One wonderful exception was Mary Ellen Mark. Her photograph of couple of
teenagers with a gun taken with an extreme wide angle, really close has the
impact of a photographer who did not sneak to take her pictures and was fearless.
Thus the 21st century as it is now is a difficult time
for the photographer. Someone with insight may have to push forward with some
unheard (now) style and method) in this era of fake news where we look at
pictures and do not believe their apparent authenticity. I notice that few photographers use lighting except the one made available by nature.

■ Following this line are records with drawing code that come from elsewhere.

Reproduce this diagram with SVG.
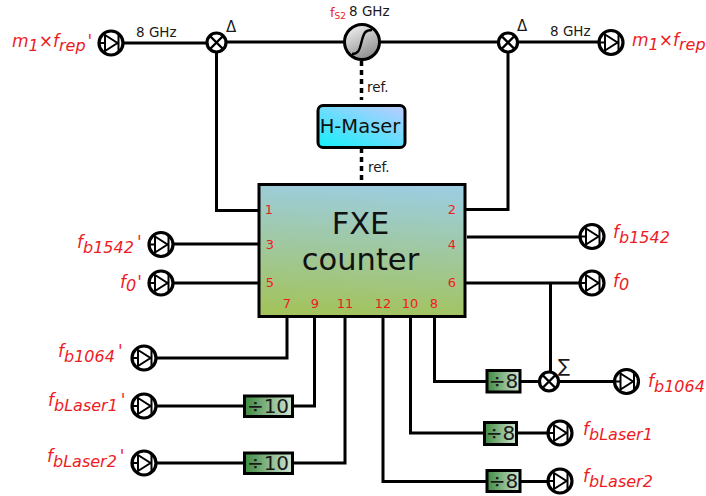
<svg xmlns="http://www.w3.org/2000/svg" xmlns:xlink="http://www.w3.org/1999/xlink" width="706" height="496" viewBox="0 0 706 496">
<style>
text{font-family:"DejaVu Sans",sans-serif}
.w{fill:none;stroke:#000;stroke-width:3}
.d{fill:none;stroke:#000;stroke-width:3.5;stroke-dasharray:5 4}
.l{font-size:13.500px;fill:#1a1a1a}
.s{font-style:italic;font-size:17px;fill:#ed1c24}
.s .u{font-size:16px}
.n{font-size:13px;fill:#ed1c24;text-anchor:middle}
.dv{font-size:20px;fill:#1a1a1a;text-anchor:middle}
.dbox{stroke:#000;stroke-width:3;fill:url(#gd)}
</style>
<defs>
<linearGradient id="gd" x1="0" y1="0" x2="1" y2="0"><stop offset="0" stop-color="#3d8a40"/><stop offset="1" stop-color="#d3e5d3"/></linearGradient>
<linearGradient id="gf" x1="0.55" y1="0" x2="0.45" y2="1"><stop offset="0" stop-color="#9ccde0"/><stop offset="1" stop-color="#a3c35c"/></linearGradient>
<linearGradient id="gm" x1="0.1" y1="1" x2="0.9" y2="0"><stop offset="0" stop-color="#1aeefa"/><stop offset="1" stop-color="#b8ccff"/></linearGradient>
<linearGradient id="gs" x1="0.2" y1="0" x2="0.7" y2="1"><stop offset="0" stop-color="#f2f2f2"/><stop offset="1" stop-color="#8a8a8a"/></linearGradient>
<g id="pd">
<circle r="12" fill="#fff" stroke="#000" stroke-width="3.200"/>
<path d="M-12 0H-6M-6-8V8L6.500 0ZM7.500-9V9" fill="none" stroke="#000" stroke-width="2"/>
</g>
<g id="mx">
<circle r="9.500" fill="#fff" stroke="#000" stroke-width="3.200"/>
<path d="M-6.500-6.500L6.500 6.500M-6.500 6.500L6.500-6.500" stroke="#000" stroke-width="2.400"/>
</g>
</defs>
<rect width="706" height="496" fill="#fff"/>
<g id="connectors">
<path class="w" d="M123 43H207M226 42H344M380 42H499M518 42H599"/>
<path class="w" d="M216.500 52V210.500H259"/>
<path class="w" d="M508 52V209.500H465"/>
<path class="w" d="M173 244H259M173 283H259"/>
<path class="w" d="M467 237H580M465 283H580"/>
<path class="w" d="M287 316V358H156"/>
<path class="w" d="M314.500 316V406H292M244 406H156"/>
<path class="w" d="M345 316V463H292M244 463H156"/>
<path class="w" d="M383 316V481.500H487M520 481.500H548"/>
<path class="w" d="M410.500 316V433H484M517 433H548"/>
<path class="w" d="M434.500 316V381.500H487M520 381.500H539M559 381.500H615"/>
<path class="w" d="M550.500 283V372"/>
<path class="d" d="M361.500 61V100M361.500 148V184"/>
</g>
<g id="fxe">
<rect x="259" y="184.500" width="206" height="132" fill="url(#gf)" stroke="#000" stroke-width="3"/>
<text x="360.500" y="234" font-size="30.500" text-anchor="middle" fill="#111">FXE</text>
<text x="360.500" y="270" font-size="30.500" text-anchor="middle" fill="#111">counter</text>
<text class="n" x="269" y="214">1</text><text class="n" x="452" y="214">2</text>
<text class="n" x="270" y="249">3</text><text class="n" x="452" y="249">4</text>
<text class="n" x="270" y="287">5</text><text class="n" x="452" y="287">6</text>
<text class="n" x="287" y="308">7</text><text class="n" x="315" y="308">9</text>
<text class="n" x="345" y="308">11</text><text class="n" x="383" y="308">12</text>
<text class="n" x="410" y="308">10</text><text class="n" x="434" y="308">8</text>
</g>
<g id="maser">
<rect x="318" y="105.500" width="87" height="42" rx="5" fill="url(#gm)" stroke="#000" stroke-width="3"/>
<text x="360" y="133" font-size="19.500" text-anchor="middle" fill="#111">H-Maser</text>
<text class="l" x="367" y="92">ref.</text>
<text class="l" x="368" y="172">ref.</text>
</g>
<g id="synth">
<circle cx="362" cy="42" r="17.500" fill="url(#gs)" stroke="#000" stroke-width="3"/>
<path d="M352 54C360 54 360 47 362 40C364 33 365 30 372 30" fill="none" stroke="#000" stroke-width="2.400"/>
<text x="330" y="17" font-size="13" fill="#ed1c24">f<tspan font-size="9" dy="2">S2</tspan></text>
<text class="l" x="349" y="16">8 GHz</text>
</g>
<g id="mixer-left"><use href="#mx" x="216.500" y="42.500"/><text x="226" y="32" font-size="15" fill="#1a1a1a">Δ</text></g>
<g id="mixer-right"><use href="#mx" x="508" y="42.500"/><text x="517" y="31" font-size="15" fill="#1a1a1a">Δ</text></g>
<g id="mixer-sum"><use href="#mx" x="549" y="381.500"/><text x="558" y="372" font-size="18" fill="#1a1a1a">∑</text></g>
<g id="pd-mrep-p"><use href="#pd" x="111" y="43"/><text class="l" x="136" y="37">8 GHz</text>
<text class="s" x="12" y="47">m<tspan class="u" dy="4">1</tspan><tspan dy="-4">×f</tspan><tspan class="u" dy="4">rep</tspan><tspan dx="2" dy="-4">'</tspan></text></g>
<g id="pd-mrep"><use href="#pd" x="611" y="42.500"/><text class="l" x="550" y="36">8 GHz</text>
<text class="s" x="632" y="46">m<tspan class="u" dy="4">1</tspan><tspan dy="-4">×f</tspan><tspan class="u" dy="4">rep</tspan></text></g>
<g id="pd-b1542-p"><use href="#pd" x="161" y="244.500"/><text class="s" x="77" y="248">f<tspan class="u" dy="5">b1542</tspan><tspan dx="3" dy="-5">'</tspan></text></g>
<g id="pd-f0-p"><use href="#pd" x="161" y="283"/><text class="s" x="120" y="288">f<tspan class="u" dy="3">0</tspan><tspan dx="1" dy="-3">'</tspan></text></g>
<g id="pd-b1542"><use href="#pd" x="592" y="236.500"/><text class="s" x="613" y="238">f<tspan class="u" dy="5">b1542</tspan></text></g>
<g id="pd-f0"><use href="#pd" x="592" y="283"/><text class="s" x="613" y="287">f<tspan class="u" dy="3">0</tspan></text></g>
<g id="pd-b1064-p"><use href="#pd" x="144" y="358"/><text class="s" x="58" y="357">f<tspan class="u" dy="5">b1064</tspan><tspan dx="3" dy="-5">'</tspan></text></g>
<g id="pd-l1-p"><use href="#pd" x="144" y="406"/><text class="s" x="48" y="406">f<tspan class="u" dy="5">bLaser1</tspan><tspan dx="3" dy="-5">'</tspan></text></g>
<g id="pd-l2-p"><use href="#pd" x="144" y="463"/><text class="s" x="47" y="462">f<tspan class="u" dy="5">bLaser2</tspan><tspan dx="3" dy="-5">'</tspan></text></g>
<g id="div10-1"><rect class="dbox" x="244.500" y="396" width="48" height="20.500"/><text class="dv" x="268" y="413">÷10</text></g>
<g id="div10-2"><rect class="dbox" x="244.500" y="453" width="48" height="20.500"/><text class="dv" x="268" y="470">÷10</text></g>
<g id="div8-1"><rect class="dbox" x="487" y="370.500" width="33" height="21.500"/><text class="dv" x="503.500" y="388">÷8</text></g>
<g id="div8-2"><rect class="dbox" x="484.500" y="422.500" width="32" height="22"/><text class="dv" x="500.500" y="440">÷8</text></g>
<g id="div8-3"><rect class="dbox" x="487" y="470.500" width="33" height="21"/><text class="dv" x="503.500" y="488">÷8</text></g>
<g id="pd-b1064"><use href="#pd" x="626.500" y="381.500"/><text class="s" x="648" y="387">f<tspan class="u" dy="5">b1064</tspan></text></g>
<g id="pd-l1"><use href="#pd" x="560" y="433"/><text class="s" x="583" y="435">f<tspan class="u" dy="5">bLaser1</tspan></text></g>
<g id="pd-l2"><use href="#pd" x="560" y="481"/><text class="s" x="583" y="482">f<tspan class="u" dy="5">bLaser2</tspan></text></g>
</svg>
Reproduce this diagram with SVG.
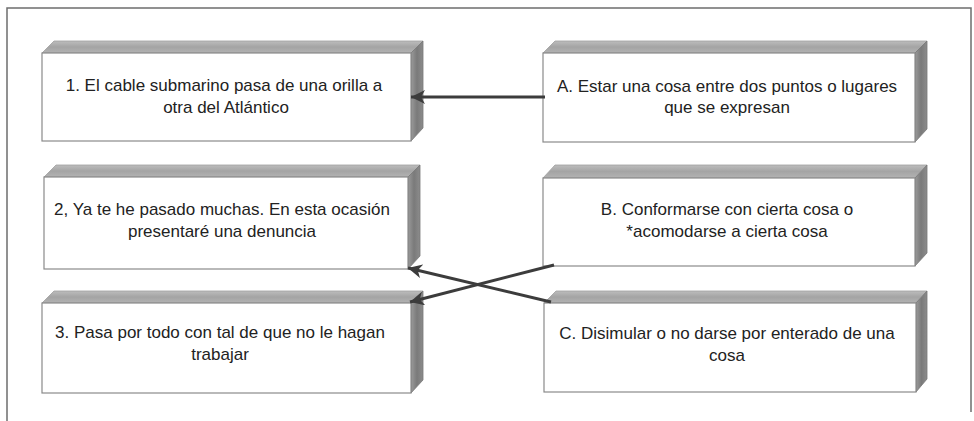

Shooting rock concerts is another situation where the photographer is powerless in injecting style. Camera ads parade the idea that with a Nikon or Canon wonder in your hand you can do everything and anything.
For me the breakthrough came in two paths. One path was
to choose to shoot in a studio or on location with a big light. I rapidly
graduated from umbrellas to softboxes, to Hollywood spotlights, grid spots,
ring flashe and beauty dishes. The light that made it all possible was the
venerable Norman 200-B.
The second path was to buy a Mamiya RB-67
when most photographers who shot medium format went for the more expensive
Hasselblads. What they did not understand (and the art directors I worked for
did) was that the 6x7 cm format (the camera back can be flipped for vertical or
horizontal shots) worked well for magazine covers, full bleed vertical pages
and two-page spreads with copy on part of one page.’
My photographs were never cropped by art directors (I
shot everything vertical and horizontal, just in case). Hasselblad shooters
with their square format may have made money with album covers!
Another, and to me a more important path to success was
to research my subjects before I photographed them. The idea when you have just
a few minutes to photograph someone is to shoot three or four useable shots
taken perhaps in seconds after spending more time connecting verbally.
I share with Argentine writer and poet Jorge Luís Borges
the idea that soaking in a hot bathroom tub is the place to come up with
concepts. The same goes for middle-of-the-night insomnia. They provide ripe
time for innovation and imagination.
And lastly photography for magazines is like fishing. You
can never talk (and get away) with pointing out the large fish that got away.
When folks asked me for a formula of success for people magazine photography I
always wrote this:
1. Make your appointment with your subject politely and
2. Show up on time. This precludes going on a previous
day to explore the area you will be shooting in.
3. Take two of everything. Failure of equipment is not to
be tolerated. I have always had backup in a very good support staff.
4. Give the art director one useable image – one that did
not get away.
Number 4 and number 3 were dependant on the fact that in
the magazine and newspaper era before scanners, original photographs had to be
taken with colour slides
or larger transparencies. Slides always had poor
allowance for exposure error (it is called film latitude). There was one
advantage, the art director was always looking at an original without the
possibility (rare) of any photographer manipulating its veracity of color, etc.
Now images look different on different monitors. Digital in many respects has
made it more difficult to determine the photographer’s intention.